── TASK MATERIAL
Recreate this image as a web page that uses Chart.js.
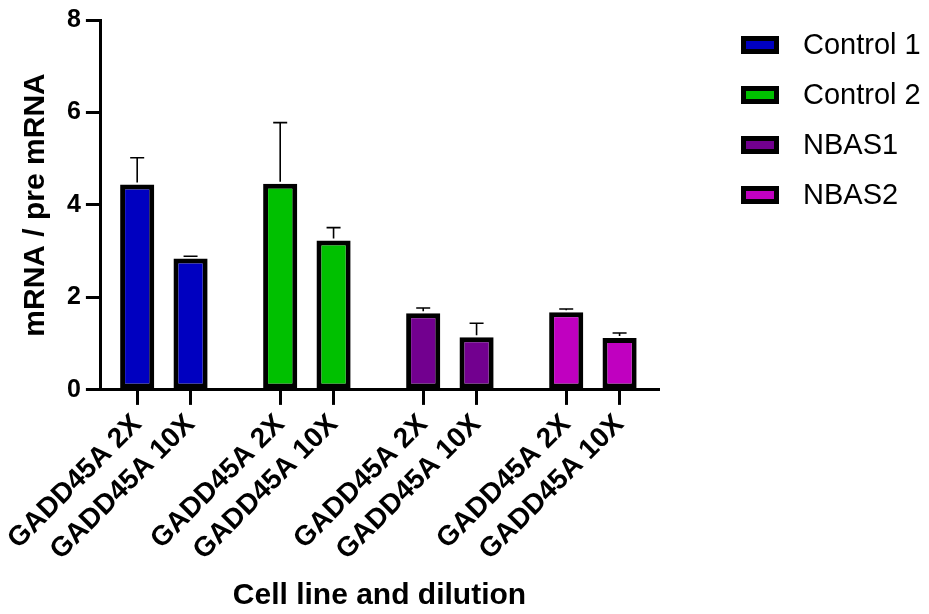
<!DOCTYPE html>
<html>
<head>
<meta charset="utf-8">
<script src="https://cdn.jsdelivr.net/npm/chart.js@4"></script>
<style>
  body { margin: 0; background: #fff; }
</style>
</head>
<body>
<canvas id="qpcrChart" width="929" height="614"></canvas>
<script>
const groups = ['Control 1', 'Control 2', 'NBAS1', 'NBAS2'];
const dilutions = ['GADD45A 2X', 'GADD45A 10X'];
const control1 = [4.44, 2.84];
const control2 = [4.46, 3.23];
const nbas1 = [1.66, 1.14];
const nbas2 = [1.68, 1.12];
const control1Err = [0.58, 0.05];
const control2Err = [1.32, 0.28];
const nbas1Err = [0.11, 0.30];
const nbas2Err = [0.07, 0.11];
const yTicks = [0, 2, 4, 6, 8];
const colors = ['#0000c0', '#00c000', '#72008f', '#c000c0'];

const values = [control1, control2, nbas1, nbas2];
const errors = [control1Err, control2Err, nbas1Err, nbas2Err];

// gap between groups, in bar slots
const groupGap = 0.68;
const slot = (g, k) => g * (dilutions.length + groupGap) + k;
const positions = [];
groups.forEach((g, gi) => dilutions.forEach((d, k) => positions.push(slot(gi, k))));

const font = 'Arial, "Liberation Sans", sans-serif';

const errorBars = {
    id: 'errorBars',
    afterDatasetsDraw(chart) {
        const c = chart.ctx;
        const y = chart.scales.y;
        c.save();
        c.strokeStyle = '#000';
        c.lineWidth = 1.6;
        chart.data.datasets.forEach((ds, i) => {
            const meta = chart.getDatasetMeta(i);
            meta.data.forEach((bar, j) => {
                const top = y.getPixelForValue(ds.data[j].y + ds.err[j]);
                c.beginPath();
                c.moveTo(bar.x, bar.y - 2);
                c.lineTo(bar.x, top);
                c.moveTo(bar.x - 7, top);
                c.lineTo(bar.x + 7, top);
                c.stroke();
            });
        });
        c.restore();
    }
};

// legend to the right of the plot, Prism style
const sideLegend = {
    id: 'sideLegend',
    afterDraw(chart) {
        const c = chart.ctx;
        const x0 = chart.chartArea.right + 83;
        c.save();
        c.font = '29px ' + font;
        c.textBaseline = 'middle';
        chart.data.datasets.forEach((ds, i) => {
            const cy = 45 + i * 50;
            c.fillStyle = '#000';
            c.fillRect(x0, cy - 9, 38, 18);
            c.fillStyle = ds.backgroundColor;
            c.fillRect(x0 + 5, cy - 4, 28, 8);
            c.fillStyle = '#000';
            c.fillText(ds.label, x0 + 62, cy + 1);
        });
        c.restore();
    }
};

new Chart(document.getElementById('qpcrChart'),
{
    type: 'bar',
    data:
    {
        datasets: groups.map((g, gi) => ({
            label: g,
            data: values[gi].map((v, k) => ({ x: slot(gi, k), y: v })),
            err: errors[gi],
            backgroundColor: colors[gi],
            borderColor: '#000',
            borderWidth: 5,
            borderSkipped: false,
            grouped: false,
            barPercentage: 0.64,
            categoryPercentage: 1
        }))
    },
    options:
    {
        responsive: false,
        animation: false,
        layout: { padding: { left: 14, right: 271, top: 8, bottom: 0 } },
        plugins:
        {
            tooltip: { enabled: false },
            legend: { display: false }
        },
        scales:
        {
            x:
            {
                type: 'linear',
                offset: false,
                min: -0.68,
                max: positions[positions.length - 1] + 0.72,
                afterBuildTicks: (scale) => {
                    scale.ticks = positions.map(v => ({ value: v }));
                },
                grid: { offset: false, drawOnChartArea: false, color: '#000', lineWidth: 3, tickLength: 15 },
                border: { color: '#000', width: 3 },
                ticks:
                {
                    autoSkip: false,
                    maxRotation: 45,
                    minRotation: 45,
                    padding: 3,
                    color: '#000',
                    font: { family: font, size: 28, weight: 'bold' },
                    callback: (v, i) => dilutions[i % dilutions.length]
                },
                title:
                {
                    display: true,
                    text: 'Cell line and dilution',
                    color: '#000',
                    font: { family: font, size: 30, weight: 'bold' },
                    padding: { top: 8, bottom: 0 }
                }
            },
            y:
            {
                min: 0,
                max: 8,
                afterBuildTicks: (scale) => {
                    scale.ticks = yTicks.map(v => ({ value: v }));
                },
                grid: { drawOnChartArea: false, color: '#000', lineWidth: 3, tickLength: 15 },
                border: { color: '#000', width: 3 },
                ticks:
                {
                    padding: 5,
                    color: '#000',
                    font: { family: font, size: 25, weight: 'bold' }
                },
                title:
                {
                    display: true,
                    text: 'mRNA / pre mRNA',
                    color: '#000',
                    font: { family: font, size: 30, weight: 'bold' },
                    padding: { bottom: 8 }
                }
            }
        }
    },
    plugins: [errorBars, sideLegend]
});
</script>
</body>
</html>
────
── TASK MATERIAL
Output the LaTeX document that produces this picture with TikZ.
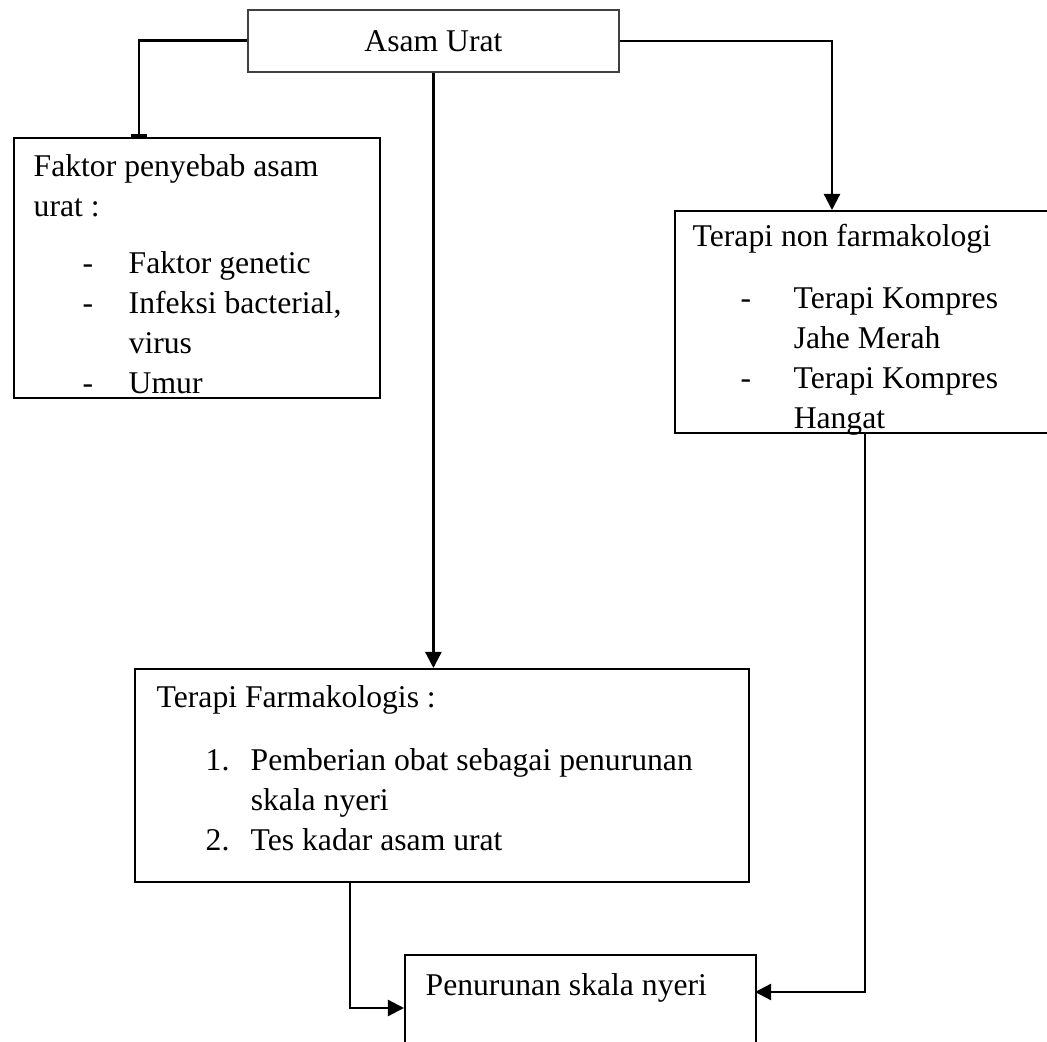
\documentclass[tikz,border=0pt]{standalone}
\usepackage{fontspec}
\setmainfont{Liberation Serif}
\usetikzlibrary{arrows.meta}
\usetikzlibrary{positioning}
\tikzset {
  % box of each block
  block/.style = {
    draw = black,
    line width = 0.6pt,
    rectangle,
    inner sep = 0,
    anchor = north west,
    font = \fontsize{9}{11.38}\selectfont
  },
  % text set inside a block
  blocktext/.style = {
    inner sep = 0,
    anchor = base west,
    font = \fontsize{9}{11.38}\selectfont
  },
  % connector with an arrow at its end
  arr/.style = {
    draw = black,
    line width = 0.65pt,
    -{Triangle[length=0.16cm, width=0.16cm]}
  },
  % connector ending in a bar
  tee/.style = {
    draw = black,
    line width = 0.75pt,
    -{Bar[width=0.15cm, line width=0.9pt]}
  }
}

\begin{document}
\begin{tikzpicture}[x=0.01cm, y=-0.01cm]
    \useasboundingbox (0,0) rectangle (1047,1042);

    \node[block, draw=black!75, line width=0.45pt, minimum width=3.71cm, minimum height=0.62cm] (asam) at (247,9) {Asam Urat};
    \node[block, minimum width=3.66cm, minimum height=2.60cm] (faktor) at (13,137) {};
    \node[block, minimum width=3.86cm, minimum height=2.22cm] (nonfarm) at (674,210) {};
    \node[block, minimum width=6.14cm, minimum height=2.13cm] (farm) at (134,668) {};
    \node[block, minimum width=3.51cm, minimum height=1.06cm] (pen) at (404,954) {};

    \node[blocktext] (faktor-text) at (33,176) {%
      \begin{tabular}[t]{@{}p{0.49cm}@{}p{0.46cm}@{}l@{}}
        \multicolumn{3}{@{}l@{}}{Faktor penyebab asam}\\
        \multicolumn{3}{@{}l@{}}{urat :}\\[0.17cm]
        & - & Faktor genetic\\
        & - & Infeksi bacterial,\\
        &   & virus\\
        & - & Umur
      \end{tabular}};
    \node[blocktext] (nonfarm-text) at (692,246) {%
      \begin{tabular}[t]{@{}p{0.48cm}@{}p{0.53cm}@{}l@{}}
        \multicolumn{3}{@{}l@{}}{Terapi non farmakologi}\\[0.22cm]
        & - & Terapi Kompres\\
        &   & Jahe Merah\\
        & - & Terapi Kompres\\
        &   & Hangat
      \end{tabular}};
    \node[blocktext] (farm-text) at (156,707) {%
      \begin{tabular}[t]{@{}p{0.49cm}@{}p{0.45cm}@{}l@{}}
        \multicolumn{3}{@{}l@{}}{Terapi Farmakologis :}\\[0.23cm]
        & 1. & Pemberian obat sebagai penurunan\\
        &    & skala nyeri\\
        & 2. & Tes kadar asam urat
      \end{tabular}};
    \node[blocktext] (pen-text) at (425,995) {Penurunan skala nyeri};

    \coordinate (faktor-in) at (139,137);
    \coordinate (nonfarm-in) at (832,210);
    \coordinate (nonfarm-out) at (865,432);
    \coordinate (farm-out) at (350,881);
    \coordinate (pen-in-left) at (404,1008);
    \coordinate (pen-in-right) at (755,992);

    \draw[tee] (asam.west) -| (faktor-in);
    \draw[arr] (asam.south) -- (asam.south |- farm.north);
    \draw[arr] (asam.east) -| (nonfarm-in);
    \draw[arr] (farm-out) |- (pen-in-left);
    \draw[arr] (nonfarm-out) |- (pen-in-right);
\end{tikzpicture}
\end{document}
────
── TASK MATERIAL
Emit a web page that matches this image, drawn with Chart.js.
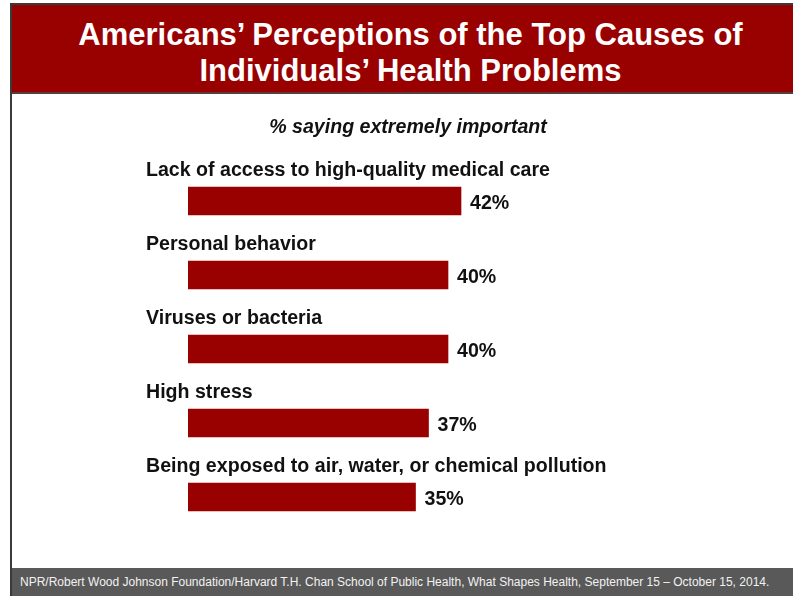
────
[YOUR OBJECTIVE]: Locate the word "that" in the data above. Copy every line carrying it.

[RESPONSE TO THE TASK]:
Recreate this image as a web page that uses Chart.js.
Output the LaTeX document that produces this picture with TikZ.
Emit a web page that matches this image, drawn with Chart.js.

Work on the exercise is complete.